After a letter was uncovered proving Fawcett's involvement, he resigned in early September, but while Charles was adamant that he had "no knowledge" of the scheme, per The Times, the truth appears to be much different. As the outlet reported, Charles met William Bortrick, a middleman who brokered numerous other deals of cash in exchange for honors (like getting a personal thank you letter sent from Charles to a Russian donor), nine times in three different countries over seven years.

Now, as allegations continue to mount against Charles, he's lost two more staffers. First, Douglas Connell, the chairman of the foundation, resigned, followed by Chris Martin, its executive director (development), per Newsweek. Speaking with the outlet, Norman Baker, a former U.K. government minister for crime prevention, slammed, "The chickens are coming home to roost. It is simply not credible for Prince Charles to continue to assert that he knows nothing about any of this." Indeed, royal author Penny Junor noted how the scandal will make Charles' future as a potential King "difficult" because "all of this stuff is damaging, from 'The Crown' to reality.'"

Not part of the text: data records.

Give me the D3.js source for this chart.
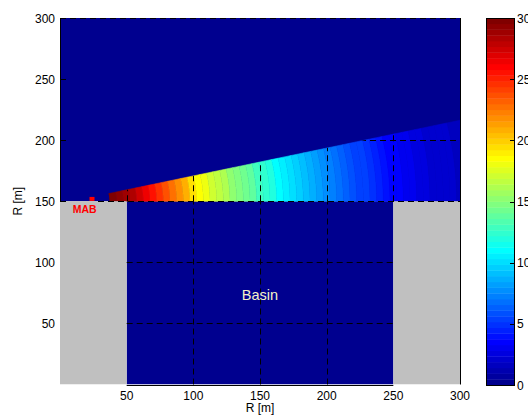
<!DOCTYPE html>
<html>
<head>
<meta charset="utf-8">
<script src="https://cdn.jsdelivr.net/npm/d3@7"></script>
<style>
  body { margin: 0; background: #fff; }
  svg { display: block; font-family: "Liberation Sans", Arial, sans-serif; }
</style>
</head>
<body>
<svg id="chart" width="528" height="419"></svg>
<script>
// ---- tick labels ----
const xTicks = [50, 100, 150, 200, 250, 300];
const yTicks = [50, 100, 150, 200, 250, 300];
const cbarTicks = [0, 5, 10, 15, 20, 25, 30];
const gridTicks = [50, 100, 150, 200, 250];

// ---- field along the beam: value sampled every 5 m of R ----
const beamR = [35, 40, 45, 50, 55, 60, 65, 70, 75, 80, 85, 90, 95, 100, 105, 110, 115, 120,
  125, 130, 135, 140, 145, 150, 155, 160, 165, 170, 175, 180, 185, 190, 195, 200, 205, 210,
  215, 220, 225, 230, 235, 240, 245, 250, 255, 260, 265, 270, 275, 280, 285, 290, 295, 300];
const beamValue = [30.0, 29.8, 29.3, 28.8, 28.2, 27.4, 26.5, 25.6, 24.7, 23.8, 22.9, 22.0,
  20.8, 19.4, 18.6, 17.9, 17.3, 16.7, 16.1, 15.3, 14.8, 14.2, 13.7, 13.1, 12.5, 11.8, 11.2,
  10.6, 10.1, 9.6, 9.1, 8.6, 8.1, 7.6, 7.2, 6.8, 6.4, 6.0, 5.6, 5.2, 4.8, 4.4, 4.0, 3.7,
  3.4, 3.1, 2.9, 2.7, 2.5, 2.3, 2.1, 2.0, 1.9, 1.8];

// ---- scene regions (in metres) ----
const walls = [{ x0: 0, x1: 50, y0: 0, y1: 150 }, { x0: 250, x1: 300, y0: 0, y1: 150 }];
const basin = { x0: 50, x1: 250, y0: 0, y1: 150, label: "Basin", lx: 150, ly: 73 };
const water = { x0: 0, x1: 300, y0: 150, y1: 300 };
const source = { x: 24, y: 151.5, label: "MAB", lx: 18.5, ly: 140 };
const beam = { ox: 9, oy: 150, startR: 37.5, topAtEnd: 216.3, endR: 300 };
const cmin = 0, cmax = 30;

// ---- MATLAB style jet(64) colormap ----
function jet64() {
  const m = 64, n = 16;
  const u = [];
  for (let i = 1; i <= n; i++) u.push(i / n);
  for (let i = 1; i < n; i++) u.push(1);
  for (let i = n; i >= 1; i--) u.push(i / n);
  const r = new Array(m).fill(0), g = new Array(m).fill(0), b = new Array(m).fill(0);
  u.forEach((v, i0) => {
    const i = i0 + 1;
    const gi = 8 + i, ri = gi + n, bi = gi - n;
    if (gi >= 1 && gi <= m) g[gi - 1] = v;
    if (ri >= 1 && ri <= m) r[ri - 1] = v;
    if (bi >= 1 && bi <= m) b[bi - 1] = v;
  });
  return r.map((_, k) => d3.rgb(Math.round(r[k] * 255), Math.round(g[k] * 255), Math.round(b[k] * 255)).formatHex());
}
const cmap = jet64();
const colorOf = v => cmap[Math.max(0, Math.min(63, Math.floor((v - cmin) / (cmax - cmin) * 64)))];
const navy = cmap[0];

// ---- layout ----
const svg = d3.select("#chart");
const x = d3.scaleLinear().domain([0, 300]).range([60, 460]);
const y = d3.scaleLinear().domain([0, 300]).range([384.5, 18]);
const cy = d3.scaleLinear().domain([cmin, cmax]).range([385, 18]);
const cbX0 = 486, cbX1 = 514;
const px = v => Math.round(v) + 0.5;

const defs = svg.append("defs");
defs.append("clipPath").attr("id", "plotClip").append("rect")
  .attr("x", x(0)).attr("y", y(300)).attr("width", x(300) - x(0)).attr("height", y(0) - y(300));

// beam geometry
const theta = Math.atan((beam.topAtEnd - beam.oy) / (beam.endR - beam.ox));
function sector(r0, r1, a0, a1) {
  const steps = 16, pts = [];
  for (let i = 0; i <= steps; i++) {
    const a = a0 + (a1 - a0) * i / steps;
    pts.push([beam.ox + r1 * Math.cos(a), beam.oy + r1 * Math.sin(a)]);
  }
  for (let i = steps; i >= 0; i--) {
    const a = a0 + (a1 - a0) * i / steps;
    pts.push([beam.ox + r0 * Math.cos(a), beam.oy + r0 * Math.sin(a)]);
  }
  return pts;
}
const line = d3.line().x(d => x(d[0])).y(d => y(d[1]));

// grid clip for the beam
defs.append("clipPath").attr("id", "beamClip").append("path")
  .attr("d", line(sector(beam.startR - beam.ox - 9, 320, -0.02, theta)) + "Z");

const plot = svg.append("g").attr("clip-path", "url(#plotClip)");

// water above the basin and the basin itself
[water, basin].forEach(r => {
  plot.append("rect").attr("x", x(r.x0)).attr("y", y(r.y1))
    .attr("width", x(r.x1) - x(r.x0)).attr("height", y(r.y0) - y(r.y1)).attr("fill", navy);
});

// beam field, one ring per sample
const bands = beamR.map((r, i) => {
  const inner = i === 0 ? beam.startR : r - 2.5;
  const outer = i === beamR.length - 1 ? r + 15 : r + 2.5;
  return { r0: inner - beam.ox, r1: outer - beam.ox, v: beamValue[i] };
});
plot.append("g").selectAll("path").data(bands).join("path")
  .attr("d", d => line(sector(d.r0, d.r1, 0, theta)) + "Z")
  .attr("fill", d => colorOf(d.v))
  .attr("stroke", d => colorOf(d.v)).attr("stroke-width", 0.6);

// side walls
plot.append("g").selectAll("rect").data(walls).join("rect")
  .attr("x", d => x(d.x0)).attr("y", d => y(d.y1))
  .attr("width", d => x(d.x1) - x(d.x0)).attr("height", d => y(d.y0) - y(d.y1))
  .attr("fill", "#c0c0c0");

// dashed grid: inside the basin ...
const dash = sel => sel.attr("stroke", "#000").attr("stroke-width", 1)
  .attr("stroke-dasharray", "6,4").attr("fill", "none");
const basinGrid = svg.append("g").call(dash);
const innerX = gridTicks.filter(t => t > basin.x0 && t < basin.x1);
const innerY = gridTicks.filter(t => t > basin.y0 && t < basin.y1);
basinGrid.selectAll("line.v").data(innerX).join("line").attr("class", "v")
  .attr("x1", d => px(x(d))).attr("x2", d => px(x(d)))
  .attr("y1", y(basin.y0)).attr("y2", y(basin.y1));
basinGrid.selectAll("line.h").data(innerY).join("line").attr("class", "h")
  .attr("y1", d => px(y(d))).attr("y2", d => px(y(d)))
  .attr("x1", x(basin.x0)).attr("x2", x(basin.x1));
// ... along the basin rim ...
basinGrid.append("line").attr("y1", px(y(basin.y1))).attr("y2", px(y(basin.y1)))
  .attr("x1", x(beam.startR - 9)).attr("x2", x(300));
// ... and inside the beam
const beamGrid = svg.append("g").attr("clip-path", "url(#beamClip)").call(dash);
beamGrid.selectAll("line.v").data(gridTicks.concat([300])).join("line").attr("class", "v")
  .attr("x1", d => px(x(d))).attr("x2", d => px(x(d)))
  .attr("y1", y(basin.y1)).attr("y2", y(300));
beamGrid.selectAll("line.h").data(gridTicks.filter(t => t > basin.y1)).join("line").attr("class", "h")
  .attr("y1", d => px(y(d))).attr("y2", d => px(y(d)))
  .attr("x1", x(0)).attr("x2", x(300));

// top edge drawn dashed
svg.append("line").attr("x1", x(0)).attr("x2", x(300))
  .attr("y1", px(y(300))).attr("y2", px(y(300))).call(dash);

// axis lines
const ax = svg.append("g").attr("stroke", "#000").attr("stroke-width", 1);
ax.append("line").attr("x1", x(0) + 0.5).attr("x2", x(0) + 0.5).attr("y1", y(300)).attr("y2", y(150));
ax.append("line").attr("x1", x(300) + 0.5).attr("x2", x(300) + 0.5).attr("y1", y(300)).attr("y2", y(0));
ax.append("line").attr("x1", x(basin.x0)).attr("x2", x(basin.x1))
  .attr("y1", px(y(0))).attr("y2", px(y(0)));
ax.selectAll("line.tk").data(yTicks.filter(t => t >= 150)).join("line").attr("class", "tk")
  .attr("x1", x(0)).attr("x2", x(0) + 6)
  .attr("y1", d => px(y(d))).attr("y2", d => px(y(d)));

// tick labels
const lab = svg.append("g").attr("font-size", 12).attr("fill", "#000");
lab.selectAll("text.x").data(xTicks).join("text").attr("class", "x")
  .attr("x", d => x(d)).attr("y", 399.5).attr("text-anchor", "middle").text(d => d);
lab.selectAll("text.y").data(yTicks).join("text").attr("class", "y")
  .attr("x", 55).attr("y", d => y(d) + 4.5).attr("text-anchor", "end").text(d => d);

// axis titles
svg.append("text").attr("x", 260).attr("y", 412).attr("text-anchor", "middle")
  .attr("font-size", 12).text("R [m]");
svg.append("text").attr("transform", `translate(22,${y(150)}) rotate(-90)`)
  .attr("text-anchor", "middle").attr("font-size", 12).text("R [m]");

// annotations
svg.append("rect").attr("x", x(source.x) - 2.5).attr("y", y(source.y) - 2.5)
  .attr("width", 5).attr("height", 4).attr("fill", "#ff0000");
svg.append("text").attr("x", x(source.lx)).attr("y", y(source.ly))
  .attr("text-anchor", "middle").attr("font-size", 10.5).attr("font-weight", "bold")
  .attr("fill", "#ff0000").text(source.label);
svg.append("text").attr("x", x(basin.lx)).attr("y", y(basin.ly) + 5)
  .attr("text-anchor", "middle").attr("font-size", 14.5)
  .attr("fill", "#f4f2c8").text(basin.label);

// colour bar
const cb = svg.append("g");
cb.selectAll("rect").data(cmap).join("rect")
  .attr("x", cbX0).attr("width", cbX1 - cbX0)
  .attr("y", (d, k) => cy(cmin + (k + 1) * (cmax - cmin) / 64))
  .attr("height", (d, k) => cy(cmin + k * (cmax - cmin) / 64) - cy(cmin + (k + 1) * (cmax - cmin) / 64) + 0.4)
  .attr("fill", d => d);
cb.append("rect").attr("x", cbX0 + 0.5).attr("y", cy(cmax) + 0.5)
  .attr("width", cbX1 - cbX0).attr("height", cy(cmin) - cy(cmax))
  .attr("fill", "none").attr("stroke", "#000");
cb.selectAll("line").data(cbarTicks).join("line")
  .attr("x1", cbX1 - 4).attr("x2", cbX1)
  .attr("y1", d => px(cy(d))).attr("y2", d => px(cy(d)))
  .attr("stroke", "#000");
cb.selectAll("text").data(cbarTicks).join("text")
  .attr("x", 517).attr("y", d => cy(d) + 4.5).attr("font-size", 12).text(d => d);
</script>
</body>
</html>
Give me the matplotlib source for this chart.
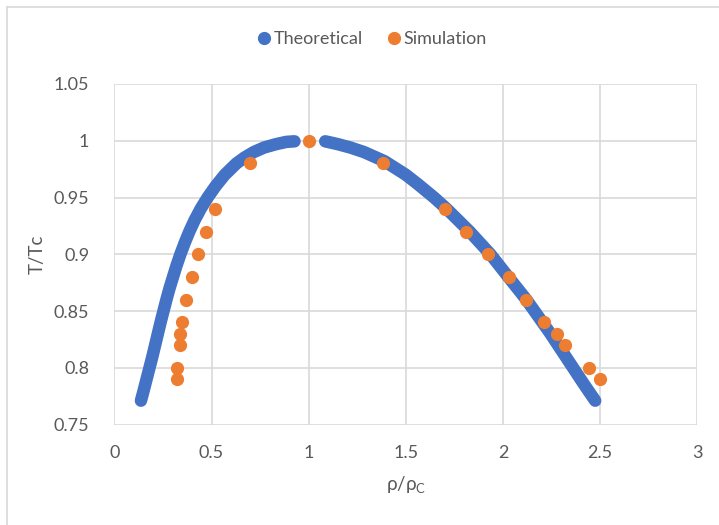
import matplotlib
matplotlib.use("Agg")
import matplotlib.pyplot as plt
from matplotlib.lines import Line2D

plt.rcParams['font.family'] = ['Lato', 'DejaVu Sans']
plt.rcParams['mathtext.fontset'] = 'custom'
plt.rcParams['mathtext.rm'] = 'Lato'

# theoretical coexistence curve
theo_left_T = [0.771, 0.78, 0.79, 0.80, 0.81, 0.82, 0.83, 0.84, 0.85, 0.86,
               0.87, 0.88, 0.89, 0.90, 0.91, 0.92, 0.93, 0.94, 0.95, 0.96,
               0.97, 0.98, 0.985, 0.99, 0.994, 0.997, 0.999, 0.9995]
theo_left_rho = [0.137, 0.151, 0.166, 0.181, 0.196, 0.210, 0.224, 0.238, 0.253, 0.268,
                 0.284, 0.302, 0.320, 0.340, 0.362, 0.386, 0.413, 0.444, 0.480, 0.521,
                 0.568, 0.628, 0.668, 0.717, 0.77, 0.832, 0.885, 0.927]
theo_right_T = [0.9995, 0.997, 0.994, 0.99, 0.982, 0.97, 0.962, 0.95, 0.94, 0.92,
                0.90, 0.88, 0.86, 0.845, 0.831, 0.815, 0.80, 0.785, 0.771]
theo_right_rho = [1.085, 1.15, 1.215, 1.285, 1.39, 1.50, 1.56, 1.645, 1.71, 1.828,
                  1.935, 2.027, 2.12, 2.182, 2.24, 2.302, 2.36, 2.418, 2.474]

# simulation points
sim_rho = [0.32, 0.32, 0.34, 0.34, 0.35, 0.37, 0.40, 0.43, 0.47, 0.52, 0.70, 1.0,
           1.38, 1.70, 1.81, 1.92, 2.03, 2.12, 2.21, 2.28, 2.32, 2.44, 2.50]
sim_T = [0.79, 0.80, 0.82, 0.83, 0.84, 0.86, 0.88, 0.90, 0.92, 0.94, 0.98, 1.0,
         0.98, 0.94, 0.92, 0.90, 0.88, 0.86, 0.84, 0.83, 0.82, 0.80, 0.79]

xticks = [0, 0.5, 1, 1.5, 2, 2.5, 3]
xtick_labels = ["0", "0.5", "1", "1.5", "2", "2.5", "3"]
yticks = [0.75, 0.8, 0.85, 0.9, 0.95, 1, 1.05]
ytick_labels = ["0.75", "0.8", "0.85", "0.9", "0.95", "1", "1.05"]

blue = "#4472C4"
orange = "#ED7D31"
grey_txt = "#595959"
grid_col = "#D9D9D9"

fig = plt.figure(figsize=(7.19, 5.25), dpi=100)
ax = fig.add_axes([0.159, 0.1914, 0.811, 0.6486])

ax.plot(theo_left_rho, theo_left_T, color=blue, lw=9, solid_capstyle='round',
        solid_joinstyle='round', zorder=3)
ax.plot(theo_right_rho, theo_right_T, color=blue, lw=9, solid_capstyle='round',
        solid_joinstyle='round', zorder=3)
ax.plot(sim_rho, sim_T, 'o', color=orange, ms=8.5, mec=orange, zorder=4)

ax.set_xlim(0, 3)
ax.set_ylim(0.75, 1.05)
ax.set_xticks(xticks)
ax.set_xticklabels(xtick_labels)
ax.set_yticks(yticks)
ax.set_yticklabels(ytick_labels)
ax.tick_params(length=0, labelsize=13, labelcolor=grey_txt)
ax.tick_params(axis='x', pad=15)
ax.tick_params(axis='y', pad=18)
for s in ax.spines.values():
    s.set_visible(False)
ax.grid(True, color=grid_col, lw=1.2)
ax.set_axisbelow(True)

fig.text(0.052, 0.516, "T/Tc", rotation=90, ha='center', va='center',
         fontsize=13.5, color=grey_txt)
fig.text(0.5645, 0.075, r"ρ/ρ$_\mathregular{C}$", ha='center', va='center',
         fontsize=13.5, color=grey_txt)

handles = [Line2D([], [], ls='', marker='o', color=blue, ms=8.5),
           Line2D([], [], ls='', marker='o', color=orange, ms=8.5)]
fig.legend(handles, ["Theoretical", "Simulation"], loc='center',
           bbox_to_anchor=(0.516, 0.925), ncol=2, frameon=False, fontsize=13,
           labelcolor=grey_txt, handletextpad=0.05, columnspacing=1.2,
           handlelength=1.0)

# chart area border (left and top edges visible)
fig.add_artist(Line2D([0.0097, 0.0097], [0.0, 0.9867], color=grid_col, lw=1.2))
fig.add_artist(Line2D([0.0097, 1.0], [0.9867, 0.9867], color=grid_col, lw=1.2))

fig.savefig("out.png", dpi=100)
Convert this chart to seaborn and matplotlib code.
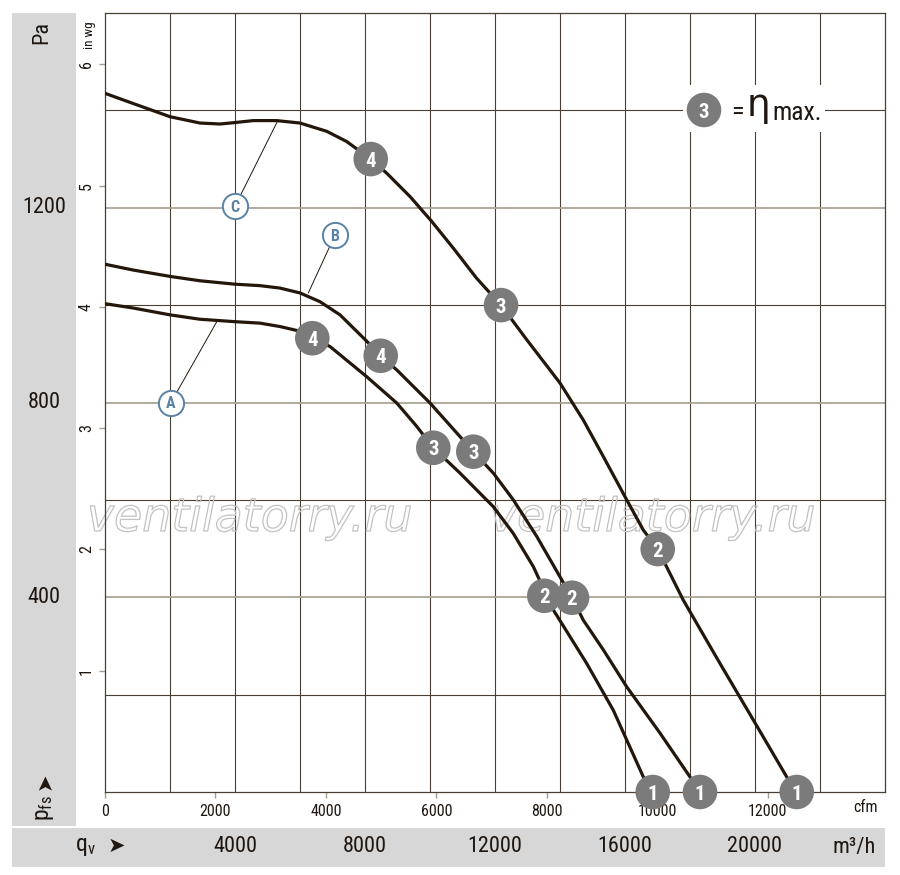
import numpy as np
import pandas as pd
import matplotlib
matplotlib.use("Agg")
import matplotlib.pyplot as plt
import matplotlib.patheffects as pe
import matplotlib.transforms as mtrans
from matplotlib.patches import Rectangle
from matplotlib import font_manager as fm
import seaborn as sns

# ---------------- data (m3/h, Pa) ----------------
qA = [0, 871, 2000, 2923, 4000, 4769, 5385, 5898, 6379, 6923, 8052, 8976, 9591, 10102, 10923, 11948, 12564, 13179, 13795, 14822, 15640, 16564, 16853]
pA = [1003, 994, 980, 971, 966, 963, 956, 948, 932, 915, 853, 799, 751, 707, 655, 586, 531, 463, 374, 264, 168, 31, 0]

qB = [0, 871, 2000, 2923, 4000, 4769, 5385, 6000, 6616, 7231, 8052, 8483, 8976, 10000, 10923, 11333, 11948, 12564, 13284, 14000, 14370, 14717, 15333, 16053, 17077, 18000, 18308]
pB = [1084, 1072, 1059, 1050, 1043, 1040, 1035, 1025, 1007, 980, 926, 896, 867, 799, 730, 699, 655, 600, 525, 442, 399, 353, 292, 216, 121, 31, 0]

qC = [0, 871, 2000, 2923, 3539, 4000, 4563, 5283, 6000, 6822, 7437, 8176, 8668, 9385, 10052, 10717, 11437, 12185, 12976, 14000, 14717, 15333, 16053, 16564, 17007, 17794, 18923, 19948, 20976, 21284]
pC = [1435, 1414, 1387, 1374, 1372, 1375, 1379, 1379, 1374, 1357, 1336, 1300, 1271, 1223, 1172, 1117, 1055, 1000, 929, 840, 764, 689, 600, 538, 499, 394, 264, 148, 31, 0]

op_numbers = ["4", "3", "2", "1"]
opA_q = [6379, 10102, 13518, 16853]
opA_p = [932, 707, 403, 0]
opB_q = [8483, 11333, 14370, 18308]
opB_p = [896, 699, 399, 0]
opC_q = [8176, 12185, 17007, 21284]
opC_p = [1300, 1000, 499, 0]

curve_letters = ["A", "B", "C"]
letter_q = [2030, 7077, 4000]
letter_p = [800, 1144, 1203]
leader_q = [3456, 6256, 5302]
leader_p = [968, 1025, 1377]

m3h_ticks = [4000, 8000, 12000, 16000, 20000]
pa_ticks = [400, 800, 1200]
cfm_ticks = [0, 2000, 4000, 6000, 8000, 10000, 12000]
inwg_ticks = [1, 2, 3, 4, 5, 6]
CFM_TO_M3H = 1.69901
INWG_TO_PA = 249.089

# ---------------- style ----------------
sns.set_theme(style="white")
avail = {f.name for f in fm.fontManager.ttflist}
narrow = next((f for f in ["Liberation Sans Narrow", "Roboto Condensed", "Liberation Sans", "DejaVu Sans"] if f in avail), "DejaVu Sans")
plt.rcParams["font.family"] = [narrow, "DejaVu Sans"]

W, H = 900, 875
def fx(px): return px / W
def fy(py): return 1 - py / H

DARK = "#4a3f33"
GRIDG = "#aaa497"
CURVE = "#23160b"
MARK = "#7b7b7b"
LBL = "#5a82a4"
STRIP = "#d7d7d7"
TXT = "#1e1610"

fig = plt.figure(figsize=(9, 8.75), dpi=100)
fig.patch.set_facecolor("white")
ax = fig.add_axes([fx(105), fy(792), fx(885) - fx(105), fy(13) - fy(792)])
ax.set_xlim(0, 24000)
ax.set_ylim(0, 1600)

# strips
fig.patches.append(Rectangle((fx(12), fy(826)), fx(76) - fx(12), fy(13) - fy(826),
                             transform=fig.transFigure, facecolor=STRIP, edgecolor="none", zorder=0))
fig.patches.append(Rectangle((fx(12), fy(867)), fx(885) - fx(12), fy(828) - fy(867),
                             transform=fig.transFigure, facecolor=STRIP, edgecolor="none", zorder=0))

# grid
for q in range(2000, 24000, 2000):
    ax.axvline(q, color=DARK, lw=0.8, zorder=1)
for p in range(200, 1600, 200):
    if p in pa_ticks:
        ax.axhline(p, color=GRIDG, lw=1.3, zorder=1)
    else:
        ax.axhline(p, color=DARK, lw=0.8, zorder=1)

for s in ax.spines.values():
    s.set_color(DARK)
    s.set_linewidth(0.9)

# watermark
for cx in [250, 653]:
    ax.text(fx(cx), fy(531), "ventilatorry.ru", transform=fig.transFigure, ha="center", va="baseline",
            fontsize=33, family="DejaVu Sans", style="italic", color="none", zorder=1.5,
            path_effects=[pe.Stroke(linewidth=0.9, foreground="#c2c2c2")])

# curves
df = pd.concat([
    pd.DataFrame({"q": qA, "p": pA, "curve": "A"}),
    pd.DataFrame({"q": qB, "p": pB, "curve": "B"}),
    pd.DataFrame({"q": qC, "p": pC, "curve": "C"}),
])
sns.lineplot(data=df, x="q", y="p", hue="curve", palette=[CURVE] * 3, lw=2.3,
             sort=False, estimator=None, legend=False, ax=ax, zorder=4)
for ln in ax.lines[-3:]:
    ln.set_solid_joinstyle("round")

# operating points
ops = pd.DataFrame({
    "q": opA_q + opB_q + opC_q,
    "p": opA_p + opB_p + opC_p,
    "n": op_numbers * 3,
})
sns.scatterplot(data=ops, x="q", y="p", s=620, color=MARK, edgecolor="none", ax=ax,
                zorder=6, clip_on=False, legend=False)
for q, p, n in zip(ops["q"], ops["p"], ops["n"]):
    ax.text(q, p, n, ha="center", va="center_baseline", color="white", fontsize=15,
            fontweight="bold", zorder=7, clip_on=False)

# curve letters
for L, q, p, lq, lp in zip(curve_letters, letter_q, letter_p, leader_q, leader_p):
    ax.plot([q, lq], [p, lp], color=CURVE, lw=0.7, zorder=3.5)
lab = pd.DataFrame({"q": letter_q, "p": letter_p})
sns.scatterplot(data=lab, x="q", y="p", s=330, facecolor="white", edgecolor=LBL, linewidth=1.4,
                ax=ax, zorder=6, legend=False)
for L, q, p in zip(curve_letters, letter_q, letter_p):
    ax.text(q, p, L, ha="center", va="center_baseline", color=LBL, fontsize=11.5,
            fontweight="bold", zorder=7)

# legend "3 = eta max."
ax.add_patch(Rectangle(((683 - 105) / 780, (792 - 132) / 779), 142 / 780, 47 / 779,
                       transform=ax.transAxes, facecolor="white", edgecolor="none", zorder=2))
ax.scatter([(704 - 105) / 780], [(792 - 110) / 779], s=620, color=MARK, transform=ax.transAxes,
           zorder=6, edgecolor="none")
ax.text((704 - 105) / 780, (792 - 110) / 779, "3", transform=ax.transAxes, ha="center",
        va="center_baseline", color="white", fontsize=15, fontweight="bold", zorder=7)
ax.text((737 - 105) / 780, (792 - 110) / 779, "=", transform=ax.transAxes, ha="center",
        va="center_baseline", color=TXT, fontsize=19, zorder=7)
ax.text((758 - 105) / 780, (792 - 106) / 779, "\u03b7", transform=ax.transAxes, ha="center",
        va="center", color=TXT, fontsize=27, family="DejaVu Sans", zorder=7)
ax.text((797 - 105) / 780, (792 - 110) / 779, "max.", transform=ax.transAxes, ha="center",
        va="center_baseline", color=TXT, fontsize=18.5, zorder=7)

# inner ticks (cfm, in wg)
ax.set_xticks([c * CFM_TO_M3H for c in cfm_ticks])
ax.set_xticklabels([str(c) for c in cfm_ticks])
ax.set_yticks([w * INWG_TO_PA for w in inwg_ticks])
ax.set_yticklabels([str(w) for w in inwg_ticks], rotation=90, va="center")
ax.tick_params(axis="x", direction="out", length=4, width=1, color="#a39d92", pad=5,
               labelsize=11.5, labelcolor=TXT, bottom=True)
ax.tick_params(axis="y", direction="out", length=4, width=1, color="#a39d92", pad=4,
               labelsize=11.5, labelcolor=TXT, left=True)
ax.set_xlabel("")
ax.set_ylabel("")
fig.text(fx(866), fy(808), "cfm", ha="center", va="center", fontsize=11.5, color=TXT)
fig.text(fx(90), fy(35), "in wg", ha="center", va="center", fontsize=9.5, rotation=90, color=TXT)

# outer strips: Pa and m3/h
ty = mtrans.blended_transform_factory(fig.transFigure, ax.transData)
for p in pa_ticks:
    fig.text(fx(44), p, str(p), transform=ty, ha="center", va="center", fontsize=16, color=TXT)
tx = mtrans.blended_transform_factory(ax.transData, fig.transFigure)
for q in m3h_ticks:
    fig.text(q, fy(847), str(q), transform=tx, ha="center", va="center", fontsize=16, color=TXT)
fig.text(fx(42), fy(33), "Pa", ha="center", va="center", fontsize=16, rotation=90, color=TXT)
fig.text(fx(45), fy(808), r"$\mathregular{p_{fs}}$", ha="center", va="center", fontsize=17,
         rotation=90, color=TXT)
fig.text(fx(45), fy(781), "\u27a4", ha="center", va="center", fontsize=15, rotation=90,
         color=TXT, family="DejaVu Sans")
fig.text(fx(85), fy(847), r"$\mathregular{q_v}$", ha="center", va="center", fontsize=17, color=TXT)
fig.text(fx(116), fy(846), "\u27a4", ha="center", va="center", fontsize=15, color=TXT,
         family="DejaVu Sans")
fig.text(fx(854), fy(847), "m\u00b3/h", ha="center", va="center", fontsize=16, color=TXT)

fig.savefig("out.png", dpi=100)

Is Queen Elizabeth's popularity hindering Prince Charles?

Take the above scandal, combine it with the "unflattering" depiction of him being portrayed on one of TV's biggest shows, "The Crown," and Prince Charles has a real popularity problem. Indeed, looking at YouGov's ranking of the most (and least) popular royals, Queen Elizabeth ranks first with a 76% approval rating, followed closely by Prince William at 72% and Kate Middleton at 64%. Charles, sadly, is all the way down in seventh place and is only liked by 45% of the British population, per YouGov, while 28% have said they actively dislike him, and 24% remained neutral.

As royal expert Jonathan Sacerdoti told Express, following his mother's "immense popularity" will be a hard task for Charles, who he believes "suffers" under the Queen's high ratings. As Sacerdoti explained, the Prince of Wales is at a disadvantage because "she's been there for so long, that there isn't anyone who can remember anything other than Queen Elizabeth II." What's more, he believes Brits see her as a "very responsible, solid, safe pair of hands" and appreciate how she's shown "incredible leadership in a very difficult, and some would say an antiquated role."

What's more, Charles will have to contend with the fact that Princess Diana supporters will remember how she once told Daily Telegraph (via People), that she wanted William to be next in line to the throne because she didn't think "Charles can do it." When the time comes, there's no doubt all eyes will be on him.